DATA BLOCK:

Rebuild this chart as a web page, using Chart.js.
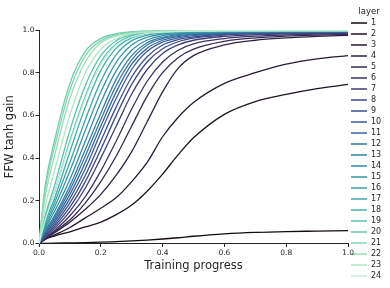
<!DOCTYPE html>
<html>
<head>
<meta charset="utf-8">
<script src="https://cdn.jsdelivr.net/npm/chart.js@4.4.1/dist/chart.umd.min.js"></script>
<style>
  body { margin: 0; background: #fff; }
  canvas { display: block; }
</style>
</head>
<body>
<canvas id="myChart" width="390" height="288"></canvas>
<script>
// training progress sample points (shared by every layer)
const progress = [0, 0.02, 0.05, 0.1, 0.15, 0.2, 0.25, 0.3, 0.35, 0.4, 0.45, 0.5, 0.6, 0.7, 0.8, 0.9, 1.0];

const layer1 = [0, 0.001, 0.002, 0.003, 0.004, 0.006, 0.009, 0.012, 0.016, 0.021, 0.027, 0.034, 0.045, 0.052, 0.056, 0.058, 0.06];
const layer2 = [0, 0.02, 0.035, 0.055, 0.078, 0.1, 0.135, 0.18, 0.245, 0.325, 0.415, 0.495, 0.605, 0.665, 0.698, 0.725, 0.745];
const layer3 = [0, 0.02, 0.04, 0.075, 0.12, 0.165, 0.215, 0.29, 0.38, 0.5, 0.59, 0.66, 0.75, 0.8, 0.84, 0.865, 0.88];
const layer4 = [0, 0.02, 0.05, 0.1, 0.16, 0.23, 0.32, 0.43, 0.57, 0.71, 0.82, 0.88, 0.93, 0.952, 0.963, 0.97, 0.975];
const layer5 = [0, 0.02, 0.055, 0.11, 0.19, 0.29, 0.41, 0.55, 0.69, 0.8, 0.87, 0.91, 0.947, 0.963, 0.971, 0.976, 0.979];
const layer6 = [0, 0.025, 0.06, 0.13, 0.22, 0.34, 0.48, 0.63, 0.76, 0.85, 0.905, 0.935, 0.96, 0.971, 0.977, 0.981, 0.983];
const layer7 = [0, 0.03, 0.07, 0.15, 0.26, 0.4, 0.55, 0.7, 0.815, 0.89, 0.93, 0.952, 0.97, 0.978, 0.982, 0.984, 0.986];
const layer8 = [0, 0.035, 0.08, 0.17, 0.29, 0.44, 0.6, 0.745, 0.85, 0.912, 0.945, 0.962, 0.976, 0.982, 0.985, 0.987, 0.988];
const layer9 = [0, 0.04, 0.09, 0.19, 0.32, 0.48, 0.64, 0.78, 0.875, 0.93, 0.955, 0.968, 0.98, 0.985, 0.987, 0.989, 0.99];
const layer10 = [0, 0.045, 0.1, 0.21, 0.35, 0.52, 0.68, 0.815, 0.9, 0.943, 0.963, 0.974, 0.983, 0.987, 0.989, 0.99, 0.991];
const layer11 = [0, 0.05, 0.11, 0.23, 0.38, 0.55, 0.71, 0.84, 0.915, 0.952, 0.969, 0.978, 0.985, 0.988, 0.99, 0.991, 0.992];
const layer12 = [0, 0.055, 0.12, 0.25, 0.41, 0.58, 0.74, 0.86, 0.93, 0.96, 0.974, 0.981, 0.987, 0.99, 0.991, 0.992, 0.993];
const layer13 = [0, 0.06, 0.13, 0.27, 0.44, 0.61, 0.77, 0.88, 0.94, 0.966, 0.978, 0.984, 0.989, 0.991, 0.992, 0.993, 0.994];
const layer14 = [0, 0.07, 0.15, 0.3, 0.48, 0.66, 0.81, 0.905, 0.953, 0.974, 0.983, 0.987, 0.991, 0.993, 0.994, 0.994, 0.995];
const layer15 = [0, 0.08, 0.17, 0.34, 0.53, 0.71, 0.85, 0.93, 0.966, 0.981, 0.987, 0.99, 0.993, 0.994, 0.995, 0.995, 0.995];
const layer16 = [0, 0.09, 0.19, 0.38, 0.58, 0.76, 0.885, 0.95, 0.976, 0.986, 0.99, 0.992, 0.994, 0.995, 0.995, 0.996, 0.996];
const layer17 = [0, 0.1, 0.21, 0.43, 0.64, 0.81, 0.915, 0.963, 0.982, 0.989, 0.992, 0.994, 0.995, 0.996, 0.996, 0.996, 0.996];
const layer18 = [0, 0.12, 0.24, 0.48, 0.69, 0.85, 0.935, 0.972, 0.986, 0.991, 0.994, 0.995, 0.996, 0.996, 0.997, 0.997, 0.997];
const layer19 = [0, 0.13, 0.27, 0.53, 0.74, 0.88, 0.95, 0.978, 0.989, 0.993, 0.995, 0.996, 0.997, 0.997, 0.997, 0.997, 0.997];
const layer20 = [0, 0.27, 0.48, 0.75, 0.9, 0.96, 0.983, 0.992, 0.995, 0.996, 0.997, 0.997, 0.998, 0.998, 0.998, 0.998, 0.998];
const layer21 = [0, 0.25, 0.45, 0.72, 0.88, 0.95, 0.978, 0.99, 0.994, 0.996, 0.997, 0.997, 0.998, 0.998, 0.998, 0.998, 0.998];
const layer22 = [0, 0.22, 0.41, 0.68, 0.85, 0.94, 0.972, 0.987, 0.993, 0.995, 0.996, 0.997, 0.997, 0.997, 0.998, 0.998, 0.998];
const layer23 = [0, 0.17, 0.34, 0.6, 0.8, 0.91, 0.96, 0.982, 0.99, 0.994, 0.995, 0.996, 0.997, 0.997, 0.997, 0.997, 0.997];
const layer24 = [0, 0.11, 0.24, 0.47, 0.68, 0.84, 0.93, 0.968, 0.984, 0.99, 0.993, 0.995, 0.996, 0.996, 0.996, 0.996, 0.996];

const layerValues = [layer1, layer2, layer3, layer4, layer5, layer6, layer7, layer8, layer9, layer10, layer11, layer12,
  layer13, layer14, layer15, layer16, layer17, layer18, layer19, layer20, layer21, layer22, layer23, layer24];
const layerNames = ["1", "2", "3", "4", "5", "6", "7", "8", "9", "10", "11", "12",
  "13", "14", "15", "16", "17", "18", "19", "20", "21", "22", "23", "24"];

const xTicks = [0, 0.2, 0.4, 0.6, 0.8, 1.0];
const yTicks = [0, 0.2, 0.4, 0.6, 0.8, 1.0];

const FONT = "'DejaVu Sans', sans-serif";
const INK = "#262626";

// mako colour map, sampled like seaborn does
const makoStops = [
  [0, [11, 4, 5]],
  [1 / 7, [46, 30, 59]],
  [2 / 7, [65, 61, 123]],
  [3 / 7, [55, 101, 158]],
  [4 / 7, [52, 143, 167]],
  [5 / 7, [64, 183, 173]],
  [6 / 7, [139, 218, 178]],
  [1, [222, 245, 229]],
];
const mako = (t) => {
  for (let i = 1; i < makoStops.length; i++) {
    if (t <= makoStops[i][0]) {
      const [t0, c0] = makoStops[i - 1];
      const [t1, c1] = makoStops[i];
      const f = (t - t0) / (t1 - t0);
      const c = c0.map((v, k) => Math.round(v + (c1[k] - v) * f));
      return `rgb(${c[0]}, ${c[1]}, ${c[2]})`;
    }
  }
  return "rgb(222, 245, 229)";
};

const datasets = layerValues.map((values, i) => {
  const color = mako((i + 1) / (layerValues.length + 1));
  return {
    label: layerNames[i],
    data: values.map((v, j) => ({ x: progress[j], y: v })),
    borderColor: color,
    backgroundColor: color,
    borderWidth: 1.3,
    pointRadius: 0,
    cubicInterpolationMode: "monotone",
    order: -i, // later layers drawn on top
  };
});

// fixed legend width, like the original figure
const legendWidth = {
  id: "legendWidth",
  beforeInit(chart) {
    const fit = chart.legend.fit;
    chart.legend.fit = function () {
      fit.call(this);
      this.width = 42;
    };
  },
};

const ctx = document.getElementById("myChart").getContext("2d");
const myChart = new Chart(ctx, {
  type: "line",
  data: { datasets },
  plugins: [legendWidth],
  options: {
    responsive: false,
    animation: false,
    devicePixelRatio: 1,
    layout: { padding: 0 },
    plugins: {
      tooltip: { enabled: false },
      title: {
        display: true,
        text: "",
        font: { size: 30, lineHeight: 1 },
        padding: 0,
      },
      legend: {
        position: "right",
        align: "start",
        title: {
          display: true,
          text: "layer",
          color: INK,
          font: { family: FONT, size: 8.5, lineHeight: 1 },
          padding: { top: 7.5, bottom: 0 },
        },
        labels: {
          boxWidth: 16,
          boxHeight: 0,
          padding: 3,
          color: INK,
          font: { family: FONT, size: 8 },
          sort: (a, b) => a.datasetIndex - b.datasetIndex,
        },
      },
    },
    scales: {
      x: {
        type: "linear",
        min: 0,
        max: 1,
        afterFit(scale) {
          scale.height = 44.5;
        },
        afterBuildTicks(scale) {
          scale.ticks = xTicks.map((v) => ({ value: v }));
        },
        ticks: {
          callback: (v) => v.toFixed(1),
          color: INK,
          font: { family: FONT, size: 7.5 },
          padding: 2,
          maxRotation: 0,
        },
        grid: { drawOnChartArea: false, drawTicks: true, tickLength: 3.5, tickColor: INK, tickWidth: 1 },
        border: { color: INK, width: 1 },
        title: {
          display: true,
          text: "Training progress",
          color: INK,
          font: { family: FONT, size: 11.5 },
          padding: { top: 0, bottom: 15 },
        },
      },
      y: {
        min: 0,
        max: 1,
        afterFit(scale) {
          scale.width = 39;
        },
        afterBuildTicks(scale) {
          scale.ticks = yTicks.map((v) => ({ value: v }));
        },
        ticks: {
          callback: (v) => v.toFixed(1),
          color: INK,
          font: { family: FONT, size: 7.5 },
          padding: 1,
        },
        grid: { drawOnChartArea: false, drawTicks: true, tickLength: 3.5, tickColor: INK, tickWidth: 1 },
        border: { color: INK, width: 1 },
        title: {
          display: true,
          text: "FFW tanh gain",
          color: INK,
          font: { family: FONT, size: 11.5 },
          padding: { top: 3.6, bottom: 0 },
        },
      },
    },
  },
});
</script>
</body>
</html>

TASK GOAL:
Repeat the lines exactly as they stand, from the opening line of the data through the line with "0.8, 0.9, 1.0];". Pictures stay out of the copy.

FULL RESPONSE:
Rebuild this chart as a web page, using Chart.js.
<!DOCTYPE html>
<html>
<head>
<meta charset="utf-8">
<script src="https://cdn.jsdelivr.net/npm/chart.js@4.4.1/dist/chart.umd.min.js"></script>
<style>
  body { margin: 0; background: #fff; }
  canvas { display: block; }
</style>
</head>
<body>
<canvas id="myChart" width="390" height="288"></canvas>
<script>
// training progress sample points (shared by every layer)
const progress = [0, 0.02, 0.05, 0.1, 0.15, 0.2, 0.25, 0.3, 0.35, 0.4, 0.45, 0.5, 0.6, 0.7, 0.8, 0.9, 1.0];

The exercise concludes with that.